NEWPORT, Wales - Stewart Cink will be a veteran for the United States team at the 2010 Ryder Cup at Celtic Manor, which begins Friday. But he still remembers when he was a wide-eyed rookie, as five of his teammates will be this week. His Ryder baptism came at The Belfry in Sutton Coldfield, England, in 2002.
Cink had qualified for the 2001 Ryder Cup team, which ended up being the '02 team because of Sept. 11, which meant he had a year to think about playing golf on the game's biggest stage. If that weren't enough, Cink began to fight the yips during the 2002 season. When the Ryder Cup finally arrived, Cink was paired with Jim Furyk for a Friday alternate-shot match against Padraig Harrington and Paul McGinley. Furyk teed off on the first hole, meaning Cink would commence his Ryder Cup career with a short-iron approach into the green.
That seemed easy enough, in theory.
"My first shot was an 8-iron from perfect 8-iron yardage out of the first cut," Cink said. "Had a nice little cushion under the ball. It was as easy a shot as you could imagine, and I got behind the ball and took my line and everything, and had to ask myself: What's my pre-shot routine again? I forgot what to do. I forgot."
So it goes in this biennial, 12-on-12 team competition between Europe and the United States that is widely considered the most nerve-racking event in golf — especially for those who have never played in it.
At the 7,352-yard, par-71 Twenty Ten Course at Celtic Manor, there will be 11 such players — six rookies for Europe, five for Team USA. How they will react under the most extreme pressure in the game is perhaps the biggest uncertainty in an event that has traditionally been almost impossible to predict.
Going into the 2008 Ryder Cup at Valhalla in Louisville, Ky., the Americans had gone 1-5 from 1995 through '06, but the U.S. won decisively, 16 ½ to 11 ½.
At the 1997 matches at Valderrama, in Sotogrande, Spain, transcendent Ryder rookie Tiger Woods lost his singles match, 4 and 2, to the jovial Costantino Rocca.
The 38th Ryder Cup is also sure to bring surprises big and small.
Europe is the betting favorite to win back the Cup because it has a vastly deeper roster of quality players. Captain Colin Montgomerie had such a wealth of options in making his team that he left off world No. 8 Paul Casey and fellow Brit Justin Rose, a two-time winner on the PGA Tour this year.
American captain Corey Pavin would gladly take either of them.

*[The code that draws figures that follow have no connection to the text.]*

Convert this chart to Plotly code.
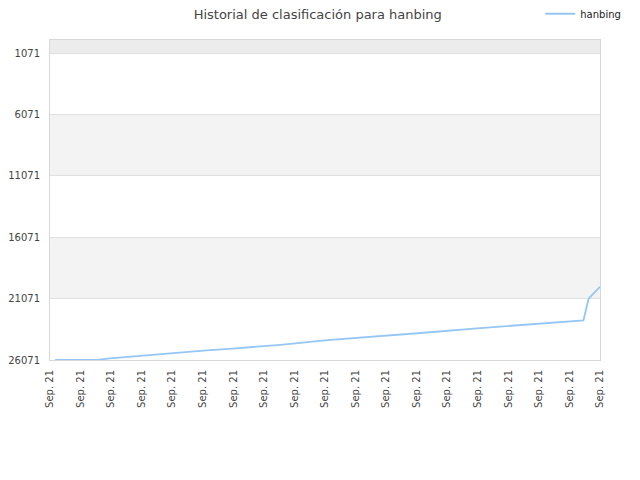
import plotly.graph_objects as go

# datos
fechas = ["2021-09-01 04:00", "2021-09-02 13:00", "2021-09-02 23:00", "2021-09-03 17:00",
          "2021-09-04 12:00", "2021-09-05 08:00", "2021-09-06 03:00", "2021-09-06 21:00",
          "2021-09-08 13:00", "2021-09-10 02:00", "2021-09-11 14:00", "2021-09-13 03:00",
          "2021-09-15 02:00", "2021-09-16 17:00", "2021-09-18 11:00", "2021-09-18 15:00",
          "2021-09-18 16:00", "2021-09-19 00:00"]
posicion = [26071, 26071, 25934, 25773, 25611, 25450, 25289, 25160, 24837, 24458,
            24192, 23869, 23466, 23168, 22845, 21095, 20966, 20103]
ticks_y = [1071, 6071, 11071, 16071, 21071, 26071]
bandas = [(-4, 1071, "#ececec"), (6071, 11071, "#f3f3f3"), (16071, 21071, "#f3f3f3")]

fig = go.Figure()
fig.add_trace(go.Scatter(x=fechas, y=posicion, mode="lines", name="hanbing",
                         line=dict(color="#95c6f5", width=1.8)))

for y0, y1, color in bandas:
    fig.add_shape(type="rect", xref="paper", yref="y", x0=0, x1=1, y0=y0, y1=y1,
                  fillcolor=color, line_width=0, layer="below")

# la pagina deja 8px de margen en el body, se compensa aqui
fig.update_layout(
    width=640, height=480,
    title=dict(text="Historial de clasificación para hanbing", x=0.484, y=0.986,
               yanchor="middle", font=dict(size=13, color="#444")),
    font=dict(family="DejaVu Sans", size=10, color="#444"),
    plot_bgcolor="white", paper_bgcolor="white",
    margin=dict(l=42, r=48, t=32, b=128, autoexpand=False),
    showlegend=True,
    legend=dict(xref="container", yref="container", x=0.966, y=0.988,
                xanchor="right", yanchor="middle",
                font=dict(size=10, color="#222"), itemwidth=30),
)
fig.update_xaxes(type="date", range=["2021-09-01", "2021-09-19"], dtick=86400000,
                 tick0="2021-09-01", tickformat="%b. %y", tickangle=-90,
                 showgrid=False, showline=True, linecolor="#d8d8d8", mirror=True,
                 ticks="", zeroline=False, automargin=False, ticklabelstandoff=5)
fig.update_yaxes(range=[26071, -4], tickvals=ticks_y, ticktext=[str(t) for t in ticks_y],
                 showgrid=True, gridcolor="#e0e0e0",
                 showline=True, linecolor="#d8d8d8", mirror=True, zeroline=False,
                 ticks="", automargin=False, ticklabelstandoff=7)

fig.write_html("out.html")
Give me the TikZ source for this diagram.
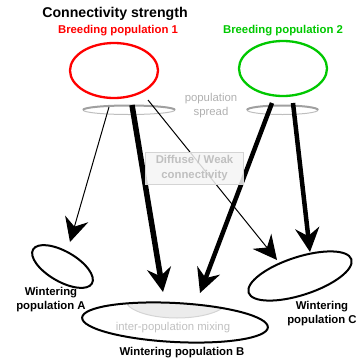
\documentclass[tikz,border=0pt]{standalone}
\usepackage{fontspec}
\setmainfont{Liberation Sans}
\usetikzlibrary{shapes.geometric,arrows.meta}
\definecolor{popred}{RGB}{255,0,0}
\definecolor{popgreen}{RGB}{0,200,0}
\definecolor{ringfront}{RGB}{160,160,160}
\definecolor{ringback}{RGB}{190,190,190}
\definecolor{lbgray}{RGB}{176,176,176}
\definecolor{boxtext}{RGB}{192,192,192}
\definecolor{boxfill}{RGB}{245,245,245}
\definecolor{boxline}{RGB}{212,212,212}
\definecolor{mixfill}{RGB}{236,236,236}
\definecolor{mixline}{RGB}{212,212,212}
\begin{document}
\begin{tikzpicture}[x=1bp,y=-1bp,
  lbl/.style={font=\fontsize{11.4}{14}\selectfont\bfseries,align=center,inner sep=0pt},
  breed/.style={ellipse,draw,line width=2.3bp,minimum width=88bp,minimum height=55bp,inner sep=0pt},
  winter/.style={ellipse,draw,line width=2bp,inner sep=0pt},
  thinarrow/.style={line width=1bp,-{Stealth[length=24bp,width=24bp,inset=8bp]}},
  thickarrow/.style={line width=#1,-{Stealth[length=24bp,width=24bp,inset=8bp]}},
  greytext/.style={text=lbgray,font=\fontsize{11.4}{14}\selectfont,align=center,inner sep=0pt}
]
\useasboundingbox (0,0) rectangle (359,359);

% titles
\node[font=\fontsize{14.2}{16}\selectfont\bfseries,inner sep=0pt] (title) at (115,14) {Connectivity strength};
\node[lbl,text=popred] (b1lbl) at (118,31) {Breeding population 1};
\node[lbl,text=popgreen] (b2lbl) at (283,31) {Breeding population 2};

% breeding populations
\node[breed,draw=popred] (bp1) at (114,70.5) {};
\node[breed,draw=popgreen] (bp2) at (283,68.5) {};

% population spread rings
\draw[ringback,line width=1bp] (83,110) arc[start angle=180,end angle=0,x radius=46,y radius=4.5];
\draw[ringfront,line width=2bp] (83,110) arc[start angle=180,end angle=360,x radius=46,y radius=4.5];
\draw[ringback,line width=1bp] (247,110) arc[start angle=180,end angle=0,x radius=35.5,y radius=4.5];
\draw[ringfront,line width=2bp] (247,110) arc[start angle=180,end angle=360,x radius=35.5,y radius=4.5];
\node[greytext] (spread) at (211,106) {population\\spread};

% wintering populations
\node[winter,minimum width=68bp,minimum height=30bp,rotate=-30] (wA) at (62.5,266.5) {};
\node[winter,minimum width=108bp,minimum height=38bp,rotate=18] (wC) at (300,276) {};
\begin{scope}
  \clip[rotate around={-3:(175,322.5)}] (175,322.5) ellipse[x radius=93,y radius=19.5];
  \fill[mixfill,draw=mixline,line width=1bp] (177,299) ellipse[x radius=52,y radius=19];
\end{scope}
\node[winter,minimum width=186bp,minimum height=39bp,rotate=-3] (wB) at (175,322.5) {};
\node[text=boxtext,font=\fontsize{11.4}{14}\selectfont,inner sep=0pt] (mix) at (173,328) {inter-population mixing};

\node[lbl] (lA) at (51,300) {Wintering\\population A};
\node[lbl] (lB) at (182,353) {Wintering population B};
\node[lbl] (lC) at (322,314) {Wintering\\population C};

% arrow endpoints
\coordinate (s1) at (109,107);
\coordinate (t1) at (70,242);
\coordinate (s2) at (132,105);
\coordinate (t2) at (163,292);
\coordinate (s3) at (148,100);
\coordinate (t3) at (277,260);
\coordinate (s4) at (272,103);
\coordinate (t4) at (200,293);
\coordinate (s5) at (293,103);
\coordinate (t5) at (310,252);

\draw[thinarrow] (s1) -- (t1);
\draw[thickarrow=5.5bp] (s2) -- (t2);
\draw[thinarrow] (s3) -- (t3);
\draw[thickarrow=4.5bp] (s4) -- (t4);
\draw[thickarrow=4.5bp] (s5) -- (t5);

% diffuse box
\node[draw=boxline,fill=boxfill,fill opacity=0.85,text opacity=1,line width=1bp,
      minimum width=97bp,minimum height=32bp,inner sep=0pt,
      text=boxtext,font=\fontsize{11.4}{15}\selectfont\bfseries,align=center] (diffuse) at (194.5,168) {Diffuse / Weak\\connectivity};
\end{tikzpicture}
\end{document}
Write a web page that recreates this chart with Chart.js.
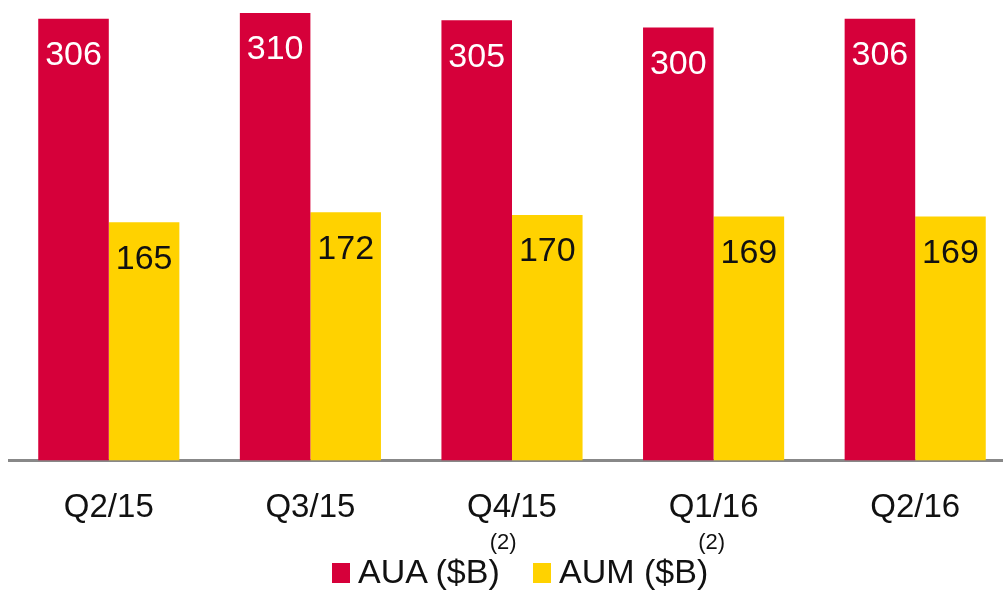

Pavin had too few hot players to choose from, and with his fourth captain's pick took a flier on 21-year-old Rickie Fowler. Like American Jeff Overton, who qualified for the U.S. team on points, Fowler has yet to win his first tournament on Tour. They are the first two winless players to make a U.S. Ryder Cup team.
Still, not everyone agrees that the visiting Americans are undermanned.
"Unfortunately, Ryder Cup is not played on paper," Montgomerie said. "These matches are very, very close; remembering that even in our record (18 ½-9 1/2) win in the States in Detroit in 2004, 11 matches went up to the last hole, seven of which Europe one; two halved. Now, if these matches were the other way around, the result would have been different, very, very different. We would have lost."
Pavin's team, which will be trying to win the Cup on European soil for the first time since 1993, boasts four of the top five players in the world. U.S. Ryder Cup players won three of the four FedEx Cup playoff events, most significantly Jim Furyk's triumph at the Tour Championship, which was good enough to win the FedEx Cup playoffs and the accompanying $10 million bonus.
Furyk does not have a stellar Ryder record at 8-13-3, but if he plays rainy Celtic Manor as well as he did rainy East Lake, he'll be one of the stars for the U.S.
Phil Mickelson is among those who believe the PGA Tour's newly designed end-game, a playoff series that keeps the top players active leading up to the Ryder Cup and Presidents Cup, has helped the top Americans stay sharp in the run-up to the yearly team events. It's hard to fault the results. Since the FedEx Cup began in 2007, U.S. teams have won the '07 and '09 Presidents Cups and the '08 Ryder Cup.
"I think that [FedEx Cup] did help them in Valhalla, definitely," Montgomerie said. "To play golf and to play golf so well as they did — we'll have to see if it's the same when they have to travel abroad the way they have done."
In other words, has the tide really turned, or was 2008 an aberration?
Both sides go into this week with other big questions. Two of Europe's best Ryder Cup players in Wales won't be hitting any shots. Montgomerie has won 20 matches, tied for third-best all time in Europe, while Sergio Garcia, who will be one of Monty's assistants while taking a sabbatical amid a frustrating slump, has won 14.